# Brief
Write every line out verbatim and omit the pictures.

# Source excerpt
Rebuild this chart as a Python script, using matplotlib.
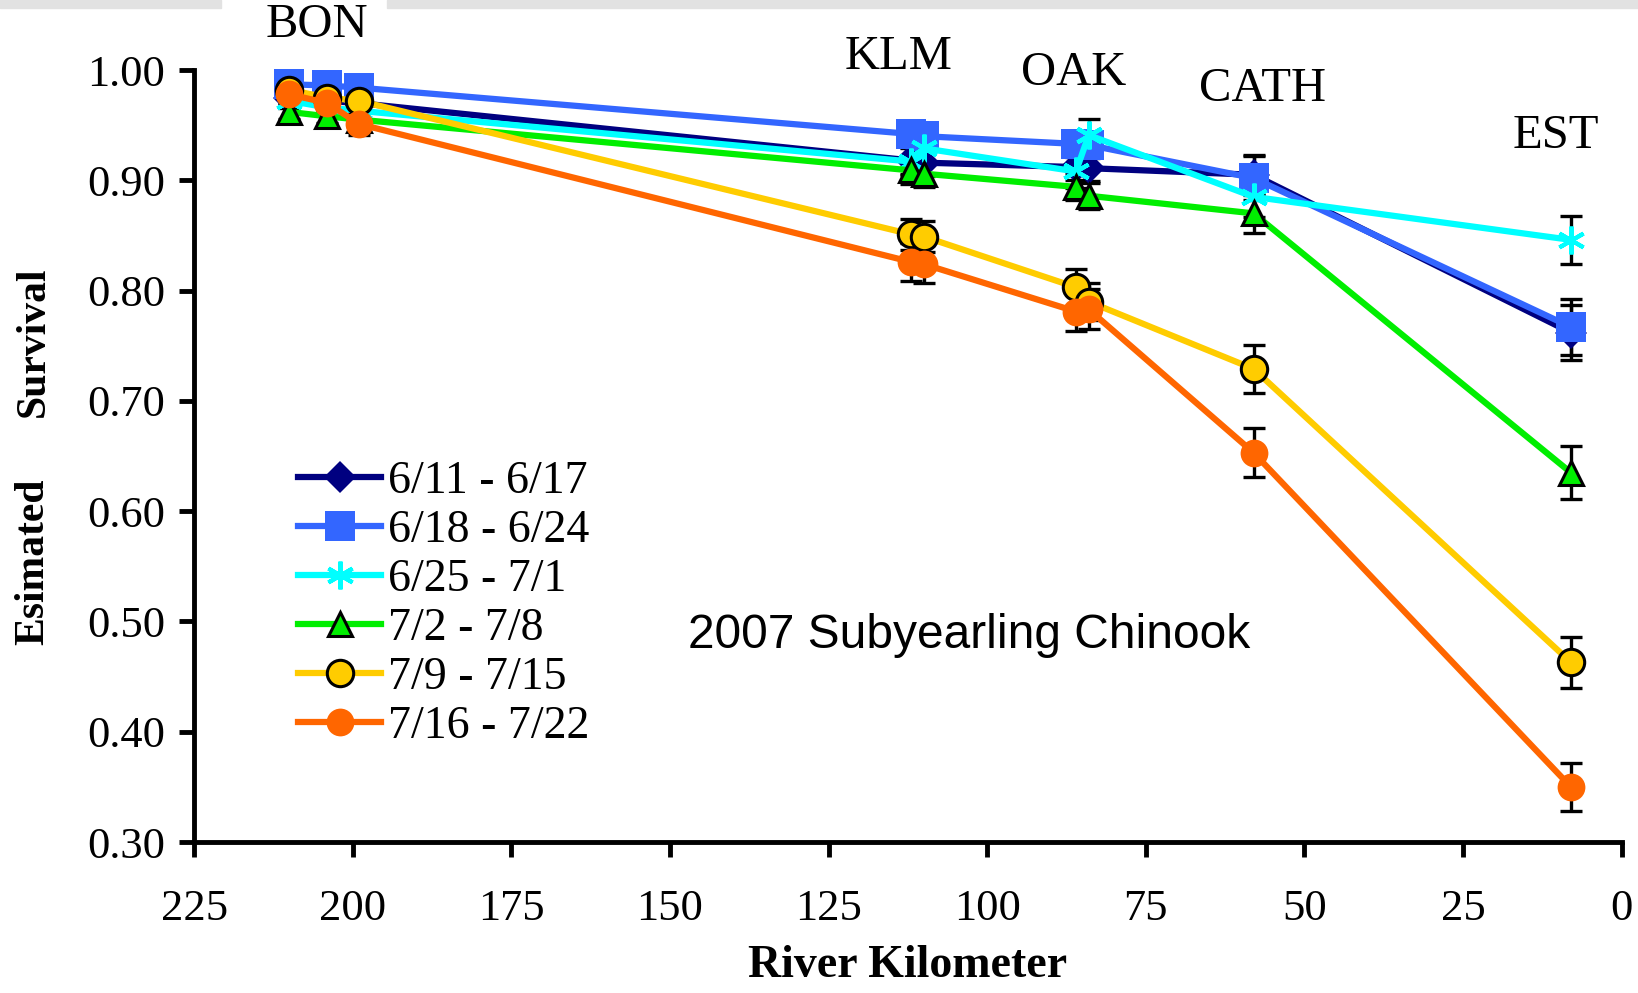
import matplotlib
matplotlib.use("Agg")
import matplotlib.pyplot as plt
from matplotlib.patches import Rectangle

# river km of each detection site (two arrays at KLM and OAK)
rkm = [210, 204, 199, 112, 110, 86, 84, 58, 8]

# release groups
groups = ['6/11 - 6/17', '6/18 - 6/24', '6/25 - 7/1', '7/2 - 7/8', '7/9 - 7/15', '7/16 - 7/22']

surv_0611 = [0.975, 0.972, 0.970, 0.918, 0.916, 0.912, 0.911, 0.905, 0.762]
surv_0618 = [0.987, 0.986, 0.984, 0.942, 0.940, 0.933, 0.932, 0.902, 0.767]
surv_0625 = [0.972, 0.966, 0.963, 0.917, 0.929, 0.908, 0.941, 0.885, 0.846]
surv_0702 = [0.962, 0.958, 0.955, 0.909, 0.906, 0.894, 0.886, 0.870, 0.635]
surv_0709 = [0.982, 0.975, 0.972, 0.851, 0.849, 0.803, 0.790, 0.729, 0.463]
surv_0716 = [0.978, 0.970, 0.951, 0.826, 0.824, 0.781, 0.783, 0.653, 0.350]

se_0611 = [0.006, 0.006, 0.006, 0.012, 0.012, 0.012, 0.012, 0.018, 0.025]
se_0618 = [0.005, 0.005, 0.005, 0.012, 0.012, 0.012, 0.012, 0.020, 0.025]
se_0625 = [0.006, 0.006, 0.006, 0.012, 0.012, 0.015, 0.015, 0.018, 0.022]
se_0702 = [0.006, 0.006, 0.006, 0.012, 0.012, 0.012, 0.012, 0.018, 0.024]
se_0709 = [0.006, 0.006, 0.006, 0.014, 0.014, 0.017, 0.017, 0.022, 0.023]
se_0716 = [0.006, 0.006, 0.010, 0.017, 0.017, 0.018, 0.018, 0.022, 0.022]

sites = ['BON', 'KLM', 'OAK', 'CATH', 'EST']
site_km = [205.7, 113.9, 86.4, 56.6, 10.4]
site_y = [1.041, 1.012, 0.997, 0.983, 0.940]

xticks = [225, 200, 175, 150, 125, 100, 75, 50, 25, 0]
yticks = [0.30, 0.40, 0.50, 0.60, 0.70, 0.80, 0.90, 1.00]

series = [
    (surv_0611, se_0611, '#000080', 'D', '#000080', '#000080', 16, 0),
    (surv_0618, se_0618, '#3366ff', 's', '#3366ff', '#3366ff', 21, 0),
    (surv_0625, se_0625, '#00ffff', '*', '#00ffff', '#00ffff', 1, 0),
    (surv_0702, se_0702, '#00ee00', '^', '#00ee00', 'black', 17, 2.2),
    (surv_0709, se_0709, '#ffcc00', 'o', '#ffcc00', 'black', 19, 2.2),
    (surv_0716, se_0716, '#ff6600', 'o', '#ff6600', '#ff6600', 20, 0),
]

serif = 'Liberation Serif'

fig = plt.figure(figsize=(16.38, 9.93), dpi=100)
ax = fig.add_axes([0.1185, 0.152, 0.8715, 0.7775])

# thin grey strip along the top edge
fig.patches.append(Rectangle((0, 0.992), 0.135, 0.008, transform=fig.transFigure,
                             color='#e2e2e2', zorder=0))
fig.patches.append(Rectangle((0.236, 0.992), 0.764, 0.008, transform=fig.transFigure,
                             color='#e2e2e2', zorder=0))

for vals, se, col, mk, fc, ec, ms, mew in series:
    ax.errorbar(rkm, vals, yerr=se, fmt='none', ecolor='black', elinewidth=2.4,
                capsize=8, capthick=2.4, zorder=2, clip_on=False)

handles = []
for (vals, se, col, mk, fc, ec, ms, mew), lab in zip(series, groups):
    if mk == '*':
        h, = ax.plot(rkm, vals, color=col, lw=4.5, marker=(6, 2, 0), ms=20,
                     mec=col, mew=3, label=lab, zorder=3, clip_on=False)
    else:
        h, = ax.plot(rkm, vals, color=col, lw=4.5, marker=mk, ms=ms, mfc=fc,
                     mec=ec, mew=mew, label=lab, zorder=3, clip_on=False)
    handles.append(h)

ax.set_xlim(225, 0)
ax.set_ylim(0.30, 1.00)
ax.set_xticks(xticks)
ax.set_yticks(yticks)
ax.set_yticklabels(['%.2f' % v for v in yticks])

for s in ['top', 'right']:
    ax.spines[s].set_visible(False)
for s in ['left', 'bottom']:
    ax.spines[s].set_linewidth(3.5)
ax.tick_params(axis='both', length=11, width=3.5, labelsize=32, direction='out')
ax.tick_params(axis='x', pad=23)
ax.tick_params(axis='y', pad=10)
for lab in ax.get_xticklabels() + ax.get_yticklabels():
    lab.set_fontfamily(serif)

for name, xk, yv in zip(sites, site_km, site_y):
    ax.text(xk, yv, name, fontsize=35, family=serif, ha='center', va='center',
            clip_on=False)

ax.text(102.9, 0.4877, '2007 Subyearling Chinook', fontsize=34.5, family='Liberation Sans',
        ha='center', va='center')

fig.text(0.0205, 0.434, 'Esimated', rotation=90, fontsize=30, family=serif,
         fontweight='bold', ha='center', va='center')
fig.text(0.0205, 0.656, 'Survival', rotation=90, fontsize=30, family=serif,
         fontweight='bold', ha='center', va='center')
ax.set_xlabel('River Kilometer', fontsize=33, family=serif, fontweight='bold', labelpad=11)

leg = ax.legend(handles=handles, loc='upper left', bbox_to_anchor=(0.0728, 0.494),
                frameon=False, prop={'family': serif, 'size': 33}, borderpad=0,
                borderaxespad=0, labelspacing=0.14, handlelength=1.81,
                handletextpad=0.15)

fig.savefig('out.png', dpi=100)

# Problem solution
Rebuild this chart as a Python script, using matplotlib.
import matplotlib
matplotlib.use("Agg")
import matplotlib.pyplot as plt
from matplotlib.patches import Rectangle

# river km of each detection site (two arrays at KLM and OAK)
rkm = [210, 204, 199, 112, 110, 86, 84, 58, 8]

# release groups
groups = ['6/11 - 6/17', '6/18 - 6/24', '6/25 - 7/1', '7/2 - 7/8', '7/9 - 7/15', '7/16 - 7/22']

surv_0611 = [0.975, 0.972, 0.970, 0.918, 0.916, 0.912, 0.911, 0.905, 0.762]
surv_0618 = [0.987, 0.986, 0.984, 0.942, 0.940, 0.933, 0.932, 0.902, 0.767]
surv_0625 = [0.972, 0.966, 0.963, 0.917, 0.929, 0.908, 0.941, 0.885, 0.846]
surv_0702 = [0.962, 0.958, 0.955, 0.909, 0.906, 0.894, 0.886, 0.870, 0.635]
surv_0709 = [0.982, 0.975, 0.972, 0.851, 0.849, 0.803, 0.790, 0.729, 0.463]
surv_0716 = [0.978, 0.970, 0.951, 0.826, 0.824, 0.781, 0.783, 0.653, 0.350]

se_0611 = [0.006, 0.006, 0.006, 0.012, 0.012, 0.012, 0.012, 0.018, 0.025]
se_0618 = [0.005, 0.005, 0.005, 0.012, 0.012, 0.012, 0.012, 0.020, 0.025]
se_0625 = [0.006, 0.006, 0.006, 0.012, 0.012, 0.015, 0.015, 0.018, 0.022]
se_0702 = [0.006, 0.006, 0.006, 0.012, 0.012, 0.012, 0.012, 0.018, 0.024]
se_0709 = [0.006, 0.006, 0.006, 0.014, 0.014, 0.017, 0.017, 0.022, 0.023]
se_0716 = [0.006, 0.006, 0.010, 0.017, 0.017, 0.018, 0.018, 0.022, 0.022]

sites = ['BON', 'KLM', 'OAK', 'CATH', 'EST']
site_km = [205.7, 113.9, 86.4, 56.6, 10.4]
site_y = [1.041, 1.012, 0.997, 0.983, 0.940]

xticks = [225, 200, 175, 150, 125, 100, 75, 50, 25, 0]
yticks = [0.30, 0.40, 0.50, 0.60, 0.70, 0.80, 0.90, 1.00]

series = [
    (surv_0611, se_0611, '#000080', 'D', '#000080', '#000080', 16, 0),
    (surv_0618, se_0618, '#3366ff', 's', '#3366ff', '#3366ff', 21, 0),
    (surv_0625, se_0625, '#00ffff', '*', '#00ffff', '#00ffff', 1, 0),
    (surv_0702, se_0702, '#00ee00', '^', '#00ee00', 'black', 17, 2.2),
    (surv_0709, se_0709, '#ffcc00', 'o', '#ffcc00', 'black', 19, 2.2),
    (surv_0716, se_0716, '#ff6600', 'o', '#ff6600', '#ff6600', 20, 0),
]

serif = 'Liberation Serif'

fig = plt.figure(figsize=(16.38, 9.93), dpi=100)
ax = fig.add_axes([0.1185, 0.152, 0.8715, 0.7775])

# thin grey strip along the top edge
fig.patches.append(Rectangle((0, 0.992), 0.135, 0.008, transform=fig.transFigure,
                             color='#e2e2e2', zorder=0))
fig.patches.append(Rectangle((0.236, 0.992), 0.764, 0.008, transform=fig.transFigure,
                             color='#e2e2e2', zorder=0))

for vals, se, col, mk, fc, ec, ms, mew in series:
    ax.errorbar(rkm, vals, yerr=se, fmt='none', ecolor='black', elinewidth=2.4,
                capsize=8, capthick=2.4, zorder=2, clip_on=False)

handles = []
for (vals, se, col, mk, fc, ec, ms, mew), lab in zip(series, groups):
    if mk == '*':
        h, = ax.plot(rkm, vals, color=col, lw=4.5, marker=(6, 2, 0), ms=20,
                     mec=col, mew=3, label=lab, zorder=3, clip_on=False)
    else:
        h, = ax.plot(rkm, vals, color=col, lw=4.5, marker=mk, ms=ms, mfc=fc,
                     mec=ec, mew=mew, label=lab, zorder=3, clip_on=False)
    handles.append(h)

ax.set_xlim(225, 0)
ax.set_ylim(0.30, 1.00)
ax.set_xticks(xticks)
ax.set_yticks(yticks)
ax.set_yticklabels(['%.2f' % v for v in yticks])

for s in ['top', 'right']:
    ax.spines[s].set_visible(False)
for s in ['left', 'bottom']:
    ax.spines[s].set_linewidth(3.5)
ax.tick_params(axis='both', length=11, width=3.5, labelsize=32, direction='out')
ax.tick_params(axis='x', pad=23)
ax.tick_params(axis='y', pad=10)
for lab in ax.get_xticklabels() + ax.get_yticklabels():
    lab.set_fontfamily(serif)

for name, xk, yv in zip(sites, site_km, site_y):
    ax.text(xk, yv, name, fontsize=35, family=serif, ha='center', va='center',
            clip_on=False)

ax.text(102.9, 0.4877, '2007 Subyearling Chinook', fontsize=34.5, family='Liberation Sans',
        ha='center', va='center')

fig.text(0.0205, 0.434, 'Esimated', rotation=90, fontsize=30, family=serif,
         fontweight='bold', ha='center', va='center')
fig.text(0.0205, 0.656, 'Survival', rotation=90, fontsize=30, family=serif,
         fontweight='bold', ha='center', va='center')
ax.set_xlabel('River Kilometer', fontsize=33, family=serif, fontweight='bold', labelpad=11)

leg = ax.legend(handles=handles, loc='upper left', bbox_to_anchor=(0.0728, 0.494),
                frameon=False, prop={'family': serif, 'size': 33}, borderpad=0,
                borderaxespad=0, labelspacing=0.14, handlelength=1.81,
                handletextpad=0.15)

fig.savefig('out.png', dpi=100)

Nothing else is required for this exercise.